At this point, let’s assume everyone is familiar with home voice assistants like the Amazon Echo (a.k.a. Alexa) and Google Home. Ask them questions and get news/weather/traffic, order an Uber, have them tell jokes, make free phone calls — and, of course, play your your favorite music simply by calling out its name. “Play ’80s pop hits.” “Play Billy Joel.” “Play classical piano.”
Fans of the devices, like me, have come to embrace the way they make minor but not insignificant parts of daily life easier. But when arch-rivals Amazon and Google started slapping touchscreens on these things, I was skeptical. Wasn’t the whole point to be able to use them from across the room, without having to look at them? At least that’s what I thought when, a few months ago, my family got a touchscreen Google Nest Hub as a gift. But after setting it up, I soon realized the point I’d been missing: The screen is there but also not there — meaning you can still bark orders at it from across the room and listen to the replies, but when a visual is useful, you’ve got it.
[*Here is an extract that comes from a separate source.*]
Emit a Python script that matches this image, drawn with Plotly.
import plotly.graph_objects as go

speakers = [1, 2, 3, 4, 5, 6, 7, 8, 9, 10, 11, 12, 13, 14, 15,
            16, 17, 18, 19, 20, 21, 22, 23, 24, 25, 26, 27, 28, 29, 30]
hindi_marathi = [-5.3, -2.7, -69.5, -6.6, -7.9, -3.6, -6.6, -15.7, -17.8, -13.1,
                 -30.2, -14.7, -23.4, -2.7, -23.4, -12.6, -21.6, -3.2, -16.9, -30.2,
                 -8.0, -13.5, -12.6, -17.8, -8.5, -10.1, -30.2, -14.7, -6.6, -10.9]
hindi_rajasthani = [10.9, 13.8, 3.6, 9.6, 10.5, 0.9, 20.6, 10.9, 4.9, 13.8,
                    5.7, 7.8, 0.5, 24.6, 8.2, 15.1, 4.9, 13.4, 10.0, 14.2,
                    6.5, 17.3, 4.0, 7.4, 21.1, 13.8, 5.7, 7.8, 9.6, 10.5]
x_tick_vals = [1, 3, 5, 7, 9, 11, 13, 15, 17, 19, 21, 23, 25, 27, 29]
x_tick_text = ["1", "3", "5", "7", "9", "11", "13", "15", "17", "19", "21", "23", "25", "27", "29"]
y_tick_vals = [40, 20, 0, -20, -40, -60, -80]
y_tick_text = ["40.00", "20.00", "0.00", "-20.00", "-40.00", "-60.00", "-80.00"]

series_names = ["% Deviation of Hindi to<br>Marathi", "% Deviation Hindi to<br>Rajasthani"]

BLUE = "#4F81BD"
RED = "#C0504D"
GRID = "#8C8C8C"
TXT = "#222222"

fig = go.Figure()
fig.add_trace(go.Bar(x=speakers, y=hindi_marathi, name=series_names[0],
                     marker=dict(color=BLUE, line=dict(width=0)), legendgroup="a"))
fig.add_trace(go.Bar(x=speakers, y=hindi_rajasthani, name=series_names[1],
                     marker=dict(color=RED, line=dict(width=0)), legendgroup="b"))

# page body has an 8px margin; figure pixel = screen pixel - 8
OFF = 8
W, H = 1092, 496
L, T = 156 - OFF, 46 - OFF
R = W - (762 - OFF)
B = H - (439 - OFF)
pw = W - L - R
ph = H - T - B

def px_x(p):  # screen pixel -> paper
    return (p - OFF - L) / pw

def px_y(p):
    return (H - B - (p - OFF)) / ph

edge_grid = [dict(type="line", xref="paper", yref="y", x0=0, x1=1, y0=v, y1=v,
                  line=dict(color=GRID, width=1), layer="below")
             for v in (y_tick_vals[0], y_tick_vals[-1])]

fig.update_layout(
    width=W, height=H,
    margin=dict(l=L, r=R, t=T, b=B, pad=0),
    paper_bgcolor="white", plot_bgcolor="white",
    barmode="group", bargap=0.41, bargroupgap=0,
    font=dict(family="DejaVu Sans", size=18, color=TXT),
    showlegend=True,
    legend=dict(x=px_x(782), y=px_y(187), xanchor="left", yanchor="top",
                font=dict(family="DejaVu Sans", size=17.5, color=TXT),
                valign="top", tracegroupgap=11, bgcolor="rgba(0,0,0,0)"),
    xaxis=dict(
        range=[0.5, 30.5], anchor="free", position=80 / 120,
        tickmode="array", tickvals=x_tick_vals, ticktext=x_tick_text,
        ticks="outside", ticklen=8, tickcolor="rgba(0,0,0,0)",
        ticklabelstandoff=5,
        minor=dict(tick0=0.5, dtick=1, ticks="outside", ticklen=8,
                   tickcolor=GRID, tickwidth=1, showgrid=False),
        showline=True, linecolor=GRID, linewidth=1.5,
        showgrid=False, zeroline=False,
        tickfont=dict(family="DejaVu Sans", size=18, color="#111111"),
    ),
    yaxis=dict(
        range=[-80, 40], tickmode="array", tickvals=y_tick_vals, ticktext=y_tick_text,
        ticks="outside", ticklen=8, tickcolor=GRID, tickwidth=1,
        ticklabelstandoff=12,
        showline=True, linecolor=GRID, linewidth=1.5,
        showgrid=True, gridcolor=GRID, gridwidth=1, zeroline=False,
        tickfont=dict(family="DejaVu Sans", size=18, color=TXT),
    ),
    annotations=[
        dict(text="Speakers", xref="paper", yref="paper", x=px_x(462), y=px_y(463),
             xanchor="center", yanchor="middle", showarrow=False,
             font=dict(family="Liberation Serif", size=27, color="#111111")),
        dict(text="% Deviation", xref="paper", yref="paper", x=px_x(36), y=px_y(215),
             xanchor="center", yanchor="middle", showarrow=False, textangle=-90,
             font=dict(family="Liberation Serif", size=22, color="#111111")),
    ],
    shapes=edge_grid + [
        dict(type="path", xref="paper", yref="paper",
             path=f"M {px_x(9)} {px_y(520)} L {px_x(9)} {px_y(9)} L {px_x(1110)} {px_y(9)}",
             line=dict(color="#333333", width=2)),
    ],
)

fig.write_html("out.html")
We keep our Nest Hub on our kitchen counter, and most of the time its screen takes the form of either a giant digital clock or a slideshow of photos that we’ve chosen from a free Google Photos account. But when it’s time to cook, hoo boy! The device has a killer recipe feature: “Show me shrimp quesadilla recipes,” you say, then just tap one that looks good, and the thing walks you through the process. “Next step,” you say, without ever getting your grubby hands on the machine as you cook. My kids have also been known to watch YouTube videos on it while they shovel down their cereal in the morning. And if you keep your calendar in Google Calendar, it’s nice to see a map of your day when you say, “What’s on my calendar?” From its perch on the countertop, we also use the device to control our Sony TV (“turn on the TV”), Nest thermostat (“make it two degrees warmer”), and Nest doorbell. The screen is especially valuable on that last one. “Okay Google, show the front door,” you say, and the live feed from the doorbell cam appears, so we can see if whoever’s there merits getting up from the table.
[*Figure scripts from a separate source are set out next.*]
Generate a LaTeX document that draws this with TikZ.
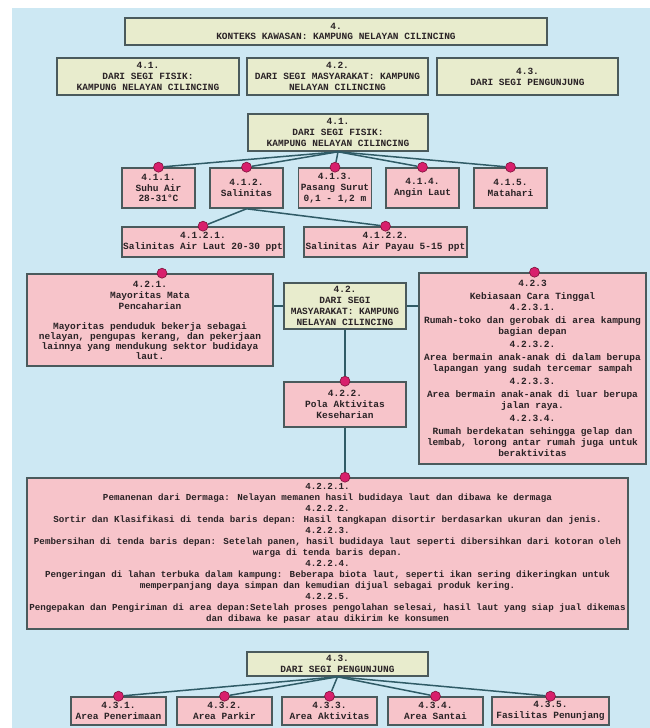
\documentclass[tikz,border=0pt]{standalone}
\usepackage{fontspec}
\newfontfamily\boxfont{Liberation Mono}
\definecolor{bgblue}{HTML}{CDE8F3}
\definecolor{beigef}{HTML}{E8ECCD}
\definecolor{pinkf}{HTML}{F7C4CA}
\definecolor{edgec}{HTML}{4A5A5C}
\definecolor{connc}{HTML}{2F5B66}
\definecolor{dotf}{HTML}{D81F6C}
\definecolor{dotd}{HTML}{7A1238}
\definecolor{txtc}{HTML}{2A2326}
\tikzset{
 box/.style={draw=edgec, line width=1.6pt, align=center, inner sep=0pt, font=\boxfont\bfseries\fontsize{9.5}{10.8}\selectfont, text=txtc},
 bbox/.style={box, fill=beigef},
 pbox/.style={box, fill=pinkf},
 conn/.style={draw=connc, line width=1.5pt},
 pdot/.style={circle, fill=dotf, draw=dotd, line width=0.6pt, minimum size=10pt, inner sep=0pt},
}
\begin{document}
\begin{tikzpicture}[x=1pt,y=-1pt]
\useasboundingbox (0,0) rectangle (650,728);
\fill[white] (0,0) rectangle (650,728);
\fill[bgblue] (12,8) rectangle (650,728);

% top
\node[bbox, minimum width=422, minimum height=27] (n4) at (336,31.5) {4.\\KONTEKS KAWASAN: KAMPUNG NELAYAN CILINCING};
\node[bbox, minimum width=182, minimum height=37] (r41) at (148,76.5) {4.1.\\DARI SEGI FISIK:\\KAMPUNG NELAYAN CILINCING};
\node[bbox, minimum width=181, minimum height=37] (r42) at (337.5,76.5) {4.2.\\DARI SEGI MASYARAKAT: KAMPUNG\\NELAYAN CILINCING};
\node[bbox, minimum width=181, minimum height=37] (r43) at (527.5,76.5) {4.3.\\DARI SEGI PENGUNJUNG};

% 4.1
\node[bbox, minimum width=180, minimum height=37] (f41) at (338,132.5) {4.1.\\DARI SEGI FISIK:\\KAMPUNG NELAYAN CILINCING};
\node[pbox, minimum width=73, minimum height=40] (f411) at (158.5,188) {4.1.1.\\Suhu Air\\28-31°C};
\node[pbox, minimum width=73, minimum height=40] (f412) at (246.5,188) {4.1.2.\\Salinitas};
\node[pbox, minimum width=73, minimum height=40] (f413) at (335,188) {4.1.3.\\Pasang Surut\\0,1 - 1,2 m};
\node[pbox, minimum width=73, minimum height=40] (f414) at (422.5,188) {4.1.4.\\Angin Laut};
\node[pbox, minimum width=73, minimum height=40] (f415) at (510.5,188) {4.1.5.\\Matahari};
\node[pbox, minimum width=162, minimum height=30] (s1) at (203,242) {4.1.2.1.\\Salinitas Air Laut 20-30 ppt};
\node[pbox, minimum width=163, minimum height=30] (s2) at (385.5,242) {4.1.2.2.\\Salinitas Air Payau 5-15 ppt};

% 4.2
\node[bbox, minimum width=122, minimum height=46] (m42) at (345,306) {4.2.\\DARI SEGI\\MASYARAKAT: KAMPUNG\\NELAYAN CILINCING};
\node[pbox, minimum width=246, minimum height=92, font=\boxfont\bfseries\fontsize{9.5}{10}\selectfont] (m421) at (150,320) {4.2.1.\\[1pt]Mayoritas Mata\\[1pt]Pencaharian\\[10pt]Mayoritas penduduk bekerja sebagai\\nelayan, pengupas kerang, dan pekerjaan\\lainnya yang mendukung sektor budidaya\\laut.};
\node[pbox, minimum width=227, minimum height=191, font=\boxfont\bfseries\fontsize{9.5}{11}\selectfont] (m423) at (532.5,368.5) {4.2.3\\[2pt]Kebiasaan Cara Tinggal\\4.2.3.1.\\[2pt]Rumah-toko dan gerobak di area kampung\\bagian depan\\[2pt]4.2.3.2.\\[2pt]Area bermain anak-anak di dalam berupa\\lapangan yang sudah tercemar sampah\\[2pt]4.2.3.3.\\[2pt]Area bermain anak-anak di luar berupa\\jalan raya.\\[2pt]4.2.3.4.\\[2pt]Rumah berdekatan sehingga gelap dan\\lembab, lorong antar rumah juga untuk\\beraktivitas};
\node[pbox, minimum width=122, minimum height=45] (m422) at (345,404.5) {4.2.2.\\Pola Aktivitas\\Keseharian};
\node[pbox, minimum width=601, minimum height=151, font=\boxfont\bfseries\fontsize{9.2}{11}\selectfont] (big) at (327.5,553.5) {4.2.2.1.\\Pemanenan dari Dermaga: Nelayan memanen hasil budidaya laut dan dibawa ke dermaga\\4.2.2.2.\\Sortir dan Klasifikasi di tenda baris depan: Hasil tangkapan disortir berdasarkan ukuran dan jenis.\\4.2.2.3.\\Pembersihan di tenda baris depan: Setelah panen, hasil budidaya laut seperti dibersihkan dari kotoran oleh\\warga di tenda baris depan.\\4.2.2.4.\\Pengeringan di lahan terbuka dalam kampung: Beberapa biota laut, seperti ikan sering dikeringkan untuk\\memperpanjang daya simpan dan kemudian dijual sebagai produk kering.\\4.2.2.5.\\Pengepakan dan Pengiriman di area depan:Setelah proses pengolahan selesai, hasil laut yang siap jual dikemas\\dan dibawa ke pasar atau dikirim ke konsumen};

% 4.3
\node[bbox, minimum width=181, minimum height=24] (p43) at (337.5,664) {4.3.\\DARI SEGI PENGUNJUNG};
\node[pbox, minimum width=95, minimum height=28] (c431) at (118.5,711) {4.3.1.\\Area Penerimaan};
\node[pbox, minimum width=95, minimum height=28] (c432) at (224.5,711) {4.3.2.\\Area Parkir};
\node[pbox, minimum width=95, minimum height=28] (c433) at (329.5,711) {4.3.3.\\Area Aktivitas};
\node[pbox, minimum width=95, minimum height=28] (c434) at (435.5,711) {4.3.4.\\Area Santai};
\node[pbox, minimum width=117, minimum height=28] (c435) at (550.5,711) {4.3.5.\\Fasilitas Penunjang};

% dots
\node[pdot] (d411) at (f411.north) {};
\node[pdot] (d412) at (f412.north) {};
\node[pdot] (d413) at (f413.north) {};
\node[pdot] (d414) at (f414.north) {};
\node[pdot] (d415) at (f415.north) {};
\node[pdot] (ds1) at (s1.north) {};
\node[pdot] (ds2) at (s2.north) {};
\node[pdot] (d421) at ([xshift=12pt]m421.north) {};
\node[pdot] (d423) at ([xshift=2pt]m423.north) {};
\node[pdot] (d422) at (m422.north) {};
\node[pdot] (dbig) at (big.north -| m422.south) {};
\node[pdot] (d431) at (c431.north) {};
\node[pdot] (d432) at (c432.north) {};
\node[pdot] (d433) at (c433.north) {};
\node[pdot] (d434) at (c434.north) {};
\node[pdot] (d435) at (c435.north) {};

% connectors
\foreach \t in {d411,d412,d413,d414,d415} \draw[conn] (f41.south) -- (\t);
\draw[conn] (f412.south) -- (ds1);
\draw[conn] (f412.south) -- (ds2);
\draw[conn] (m42.west) -- (m42.west -| m421.east);
\draw[conn] (m42.east) -- (m42.east -| m423.west);
\draw[conn] (m42.south) -- (d422);
\draw[conn] (m422.south) -- (dbig);
\foreach \t in {d431,d432,d433,d434,d435} \draw[conn] (p43.south) -- (\t);
\end{tikzpicture}
\end{document}
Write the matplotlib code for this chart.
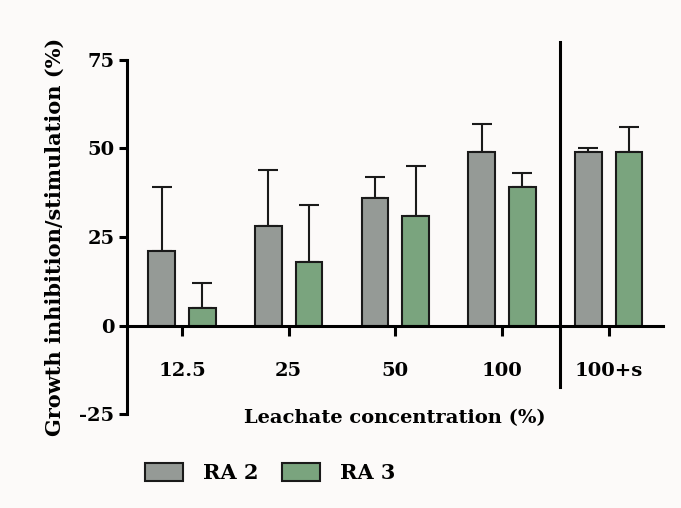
import numpy as np
import matplotlib.pyplot as plt
from matplotlib.patches import Patch

# Growth inhibition data, mean and upper error (SD)
categories = ["12.5", "25", "50", "100", "100+s"]
ra2_mean = [21, 28, 36, 49, 49]
ra2_err = [18, 16, 6, 8, 1]
ra3_mean = [5, 18, 31, 39, 49]
ra3_err = [7, 16, 14, 4, 7]

gray = "#959a96"
green = "#7aa47e"
bg = "#fcfaf9"

plt.rcParams['font.family'] = ['DejaVu Serif']
plt.rcParams['font.weight'] = 'bold'

fig = plt.figure(figsize=(6.81, 5.08), dpi=100, facecolor=bg)
ax = fig.add_axes([0.1865, 0.185, 0.787, 0.697], facecolor=bg)

x = np.arange(len(categories))
w = 0.25
off = 0.19
bar_kw = dict(width=w, edgecolor="#1a1a1a", linewidth=1.5, zorder=2)
err_kw = dict(elinewidth=1.5, capsize=7, capthick=1.5, ecolor="#1a1a1a")

ax.bar(x - off, ra2_mean, color=gray, **bar_kw)
ax.bar(x + off, ra3_mean, color=green, **bar_kw)
ax.errorbar(x - off, ra2_mean, yerr=[np.zeros(len(x)), ra2_err], fmt="none", zorder=1, **err_kw)
ax.errorbar(x + off, ra3_mean, yerr=[np.zeros(len(x)), ra3_err], fmt="none", zorder=1, **err_kw)

ax.set_xlim(-0.516, 4.51)
ax.set_ylim(-25, 75)
ax.set_yticks([-25, 0, 25, 50, 75])
ax.set_yticklabels(["-25", "0", "25", "50", "75"])
ax.set_xticks(x)
ax.set_xticklabels(categories)

for s in ["top", "right"]:
    ax.spines[s].set_visible(False)
ax.spines["bottom"].set_position(("data", 0))
ax.spines["bottom"].set_linewidth(2.2)
ax.spines["left"].set_linewidth(2.2)

ax.tick_params(axis="y", direction="out", length=6, width=2.2, labelsize=14, pad=3)
ax.tick_params(axis="x", direction="out", length=7, width=2.2, labelsize=14, pad=19)

# separator before the 100+s group
ax.plot([3.54, 3.54], [80, -17.5], color="black", lw=2.2, clip_on=False, zorder=3)

ax.set_ylabel("Growth inhibition/stimulation (%)", fontsize=15, fontweight="bold")
ax.yaxis.set_label_coords(-0.116, 0.5)
ax.text(0.5, -0.011, "Leachate concentration (%)", transform=ax.transAxes,
        ha="center", va="center", fontsize=14, fontweight="bold")

handles = [Patch(facecolor=gray, edgecolor="#1a1a1a", linewidth=1.5, label="RA 2"),
           Patch(facecolor=green, edgecolor="#1a1a1a", linewidth=1.5, label="RA 3")]
fig.legend(handles=handles, loc="center left", bbox_to_anchor=(0.213, 0.069), ncol=2,
           frameon=False, fontsize=15, handlelength=1.83, handleheight=1.0,
           columnspacing=1.1, handletextpad=0.96, borderpad=0, borderaxespad=0)

fig.savefig("out.png", dpi=100, facecolor=bg)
The Amazon Echo Show does all of that stuff, too, although with more setup. (Some of its apps also require a Prime membership in order to take full advantage of them.) In fact, Google and Amazon are locked in a death grip for dominance in the screened voice-assistant market. Each makes its devices in a couple of sizes with tiny differences, and there are some traits unique to either brand that you should consider when choosing your model. Google’s strengths over Amazon: better screens; a far more natural-sounding voice; simple setup for Nest and Android smart-home gadgets; better abilities to translate languages; effortless playing of YouTube videos. Amazon’s strengths over Google: great for ordering stuff from Amazon; audio output jack for connecting better speakers; compatible with Microsoft and Apple calendars. With these in mind, below are the various Google and Amazon touchscreen voice assistants you can buy.
Google’s touchscreen voice assistants
This is the Nest Hub that my family owns. It has a seven-inch screen, and of all the touchscreen voice assistants on this list, it’s the only one without a camera — something that may be a plus if you’re a privacy paranoiac. On the one hand, we can’t make video calls to other people who have Nest Hubs. On the other hand, we don’t know anybody who does, so who cares?
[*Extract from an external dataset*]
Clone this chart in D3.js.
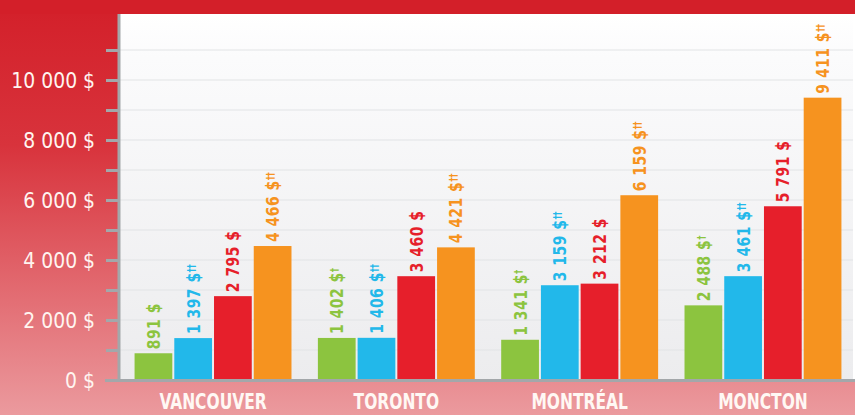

Google also sells this hi-fi ten-inch version of the Nest Hub. Aside from the larger screen, you’re paying for much better sound. It’s got stereo speakers in front and a three-inch woofer in back. (Google has also licensed the identical software to smart screens from Lenovo or JBL.)
Amazon’s touchscreen voice assistants
This fall, Amazon will debut its in-between Echo Show, with an eight-inch screen. As it’s similar in size to our Nest Hub, this would be the model for your kitchen counter. [Editor’s note: The Echo Show 8 is available for pre-order, and will ship on November 21, according to Amazon.]